Analysis

This is directionally bullish for the quantum stack, but the economic winner is not the lab breakthrough itself — it is any company that can turn cryogenic wiring and control-plane complexity into a repeatable systems advantage. If multiplexed control materially lowers interconnect count, the first-order effect is capex deferral; the second-order effect is higher achievable qubit density per rack, which improves the commercial viability of error-correction roadmaps. That tends to favor infrastructure providers with deep RF/microwave, cryogenic packaging, and test expertise more than pure-play algorithm or software names. The market is likely to underappreciate the supply-chain bottleneck angle.
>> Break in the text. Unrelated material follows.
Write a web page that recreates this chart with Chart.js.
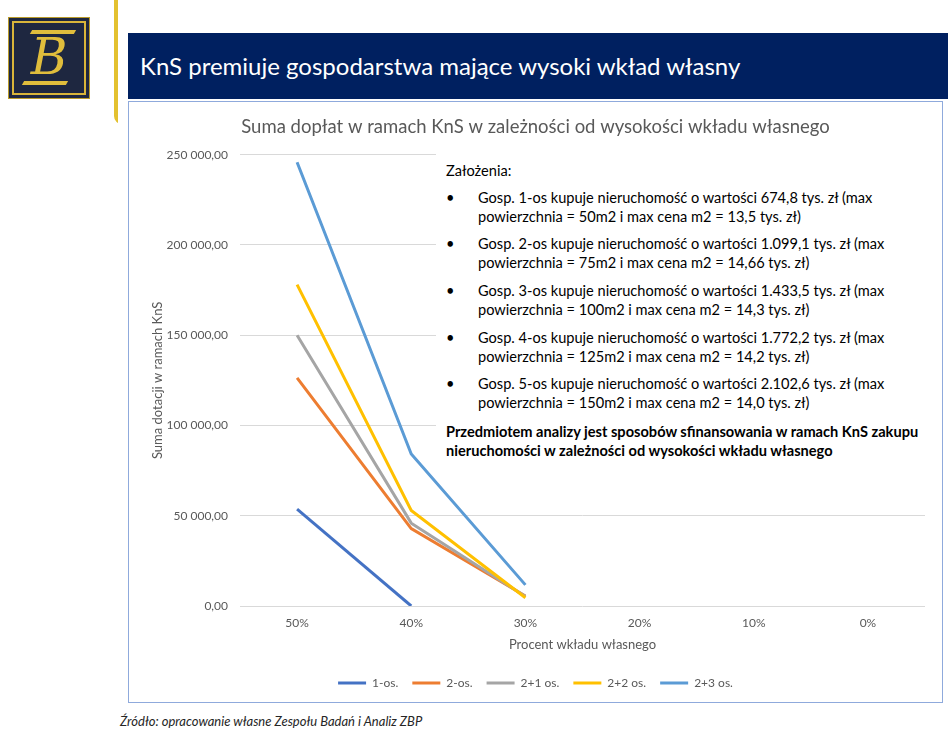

Quantum commercialization has been constrained less by qubit physics than by wiring, thermal load, and calibration overhead; a solution here shifts budget from brute-force scaling toward higher-value components such as control electronics, low-loss materials, and advanced packaging. If the approach proves generalizable, it could modestly pressure niche vendors selling discrete control channels, while expanding the addressable market for system integrators and foundry-like suppliers able to co-design hardware and control stacks. The catalyst horizon is long: this is not a days-to-weeks revenue event, but a 12-36 month validation cycle with meaningful binary risk around reproducibility, yield, and whether multiplexing survives scaling beyond a lab environment. The main contrarian point is that investors may overreact to any “breakthrough” headline in quantum, but the commercialization bar remains extremely high; most such advances improve one constraint while leaving error rates, coherence, and software stack readiness unresolved. So the right framing is not broad quantum beta, but selective exposure to picks-and-shovels enablers if/when follow-on data confirms engineering portability.